[Exercise description]: What is needed is an exact copy of the lines from the line containing "Generate a LaTeX" to the line containing "(0,0) rectangle (729,594);", both lines included, and nothing else.

[Source records]:
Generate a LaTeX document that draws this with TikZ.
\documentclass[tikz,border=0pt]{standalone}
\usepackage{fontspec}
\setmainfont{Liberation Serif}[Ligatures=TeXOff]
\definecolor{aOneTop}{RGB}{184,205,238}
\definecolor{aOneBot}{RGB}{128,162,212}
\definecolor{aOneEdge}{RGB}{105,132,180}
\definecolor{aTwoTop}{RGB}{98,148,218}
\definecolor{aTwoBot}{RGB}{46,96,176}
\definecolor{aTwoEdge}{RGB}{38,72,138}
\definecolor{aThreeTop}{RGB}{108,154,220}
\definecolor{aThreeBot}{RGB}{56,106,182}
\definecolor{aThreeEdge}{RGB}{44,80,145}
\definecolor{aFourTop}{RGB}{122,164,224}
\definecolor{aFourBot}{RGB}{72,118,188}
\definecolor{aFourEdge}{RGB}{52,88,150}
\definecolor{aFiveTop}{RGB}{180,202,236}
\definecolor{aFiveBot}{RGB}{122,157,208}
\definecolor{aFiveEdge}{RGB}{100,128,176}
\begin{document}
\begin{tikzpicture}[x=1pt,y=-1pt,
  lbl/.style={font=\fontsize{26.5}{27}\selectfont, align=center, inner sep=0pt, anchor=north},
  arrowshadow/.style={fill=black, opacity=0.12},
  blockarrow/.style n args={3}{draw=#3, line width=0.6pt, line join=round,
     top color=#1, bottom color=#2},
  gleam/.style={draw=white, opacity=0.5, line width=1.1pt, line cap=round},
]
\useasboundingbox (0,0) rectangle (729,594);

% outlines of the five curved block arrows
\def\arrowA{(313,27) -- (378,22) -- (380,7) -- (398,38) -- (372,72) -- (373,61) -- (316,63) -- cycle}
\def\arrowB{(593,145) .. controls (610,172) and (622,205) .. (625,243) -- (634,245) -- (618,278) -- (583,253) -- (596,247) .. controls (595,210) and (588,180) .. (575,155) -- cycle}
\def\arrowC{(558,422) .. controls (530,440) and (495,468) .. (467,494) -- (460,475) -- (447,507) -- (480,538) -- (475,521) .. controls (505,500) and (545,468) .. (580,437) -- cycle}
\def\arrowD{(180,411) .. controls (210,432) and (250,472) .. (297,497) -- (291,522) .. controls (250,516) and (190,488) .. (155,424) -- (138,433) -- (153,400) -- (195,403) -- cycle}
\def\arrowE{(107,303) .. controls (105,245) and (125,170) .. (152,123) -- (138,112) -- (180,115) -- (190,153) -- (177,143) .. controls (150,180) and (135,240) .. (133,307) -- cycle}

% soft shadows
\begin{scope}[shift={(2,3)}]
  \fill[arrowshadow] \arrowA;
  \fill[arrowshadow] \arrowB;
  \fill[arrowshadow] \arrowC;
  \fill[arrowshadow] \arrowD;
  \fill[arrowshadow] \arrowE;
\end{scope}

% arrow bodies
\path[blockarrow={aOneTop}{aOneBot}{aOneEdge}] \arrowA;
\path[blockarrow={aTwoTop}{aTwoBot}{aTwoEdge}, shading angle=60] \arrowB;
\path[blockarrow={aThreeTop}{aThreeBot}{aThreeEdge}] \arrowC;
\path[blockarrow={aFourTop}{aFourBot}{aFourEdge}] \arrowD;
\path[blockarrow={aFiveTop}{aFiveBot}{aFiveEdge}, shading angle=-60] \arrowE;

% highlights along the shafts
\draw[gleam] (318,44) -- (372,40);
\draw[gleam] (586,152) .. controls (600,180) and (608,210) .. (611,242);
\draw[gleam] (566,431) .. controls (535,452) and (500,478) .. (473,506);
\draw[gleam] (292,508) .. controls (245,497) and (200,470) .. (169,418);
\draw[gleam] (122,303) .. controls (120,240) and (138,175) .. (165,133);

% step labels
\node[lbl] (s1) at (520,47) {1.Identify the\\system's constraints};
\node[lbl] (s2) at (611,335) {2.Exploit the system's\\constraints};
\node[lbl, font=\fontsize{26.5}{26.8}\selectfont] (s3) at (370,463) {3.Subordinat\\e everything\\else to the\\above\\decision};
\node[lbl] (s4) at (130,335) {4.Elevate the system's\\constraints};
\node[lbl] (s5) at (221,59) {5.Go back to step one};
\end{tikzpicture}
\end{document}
==
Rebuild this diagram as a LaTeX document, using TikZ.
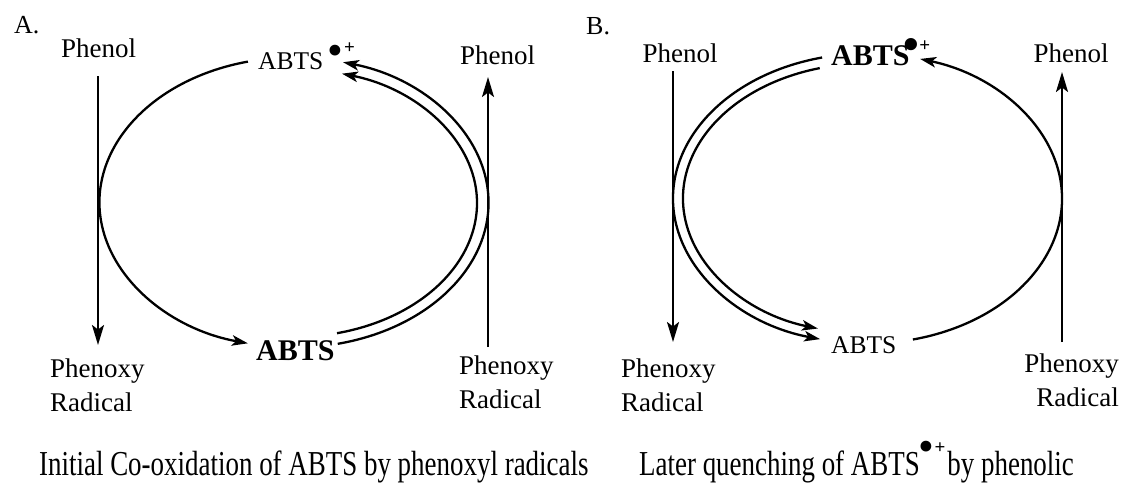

[Finished task]:
Generate a LaTeX document that draws this with TikZ.
\documentclass[tikz,border=0pt]{standalone}
\usepackage{fontspec}
\setmainfont{Liberation Serif}[Ligatures=TeXOff]
\definecolor{aOneTop}{RGB}{184,205,238}
\definecolor{aOneBot}{RGB}{128,162,212}
\definecolor{aOneEdge}{RGB}{105,132,180}
\definecolor{aTwoTop}{RGB}{98,148,218}
\definecolor{aTwoBot}{RGB}{46,96,176}
\definecolor{aTwoEdge}{RGB}{38,72,138}
\definecolor{aThreeTop}{RGB}{108,154,220}
\definecolor{aThreeBot}{RGB}{56,106,182}
\definecolor{aThreeEdge}{RGB}{44,80,145}
\definecolor{aFourTop}{RGB}{122,164,224}
\definecolor{aFourBot}{RGB}{72,118,188}
\definecolor{aFourEdge}{RGB}{52,88,150}
\definecolor{aFiveTop}{RGB}{180,202,236}
\definecolor{aFiveBot}{RGB}{122,157,208}
\definecolor{aFiveEdge}{RGB}{100,128,176}
\begin{document}
\begin{tikzpicture}[x=1pt,y=-1pt,
  lbl/.style={font=\fontsize{26.5}{27}\selectfont, align=center, inner sep=0pt, anchor=north},
  arrowshadow/.style={fill=black, opacity=0.12},
  blockarrow/.style n args={3}{draw=#3, line width=0.6pt, line join=round,
     top color=#1, bottom color=#2},
  gleam/.style={draw=white, opacity=0.5, line width=1.1pt, line cap=round},
]
\useasboundingbox (0,0) rectangle (729,594);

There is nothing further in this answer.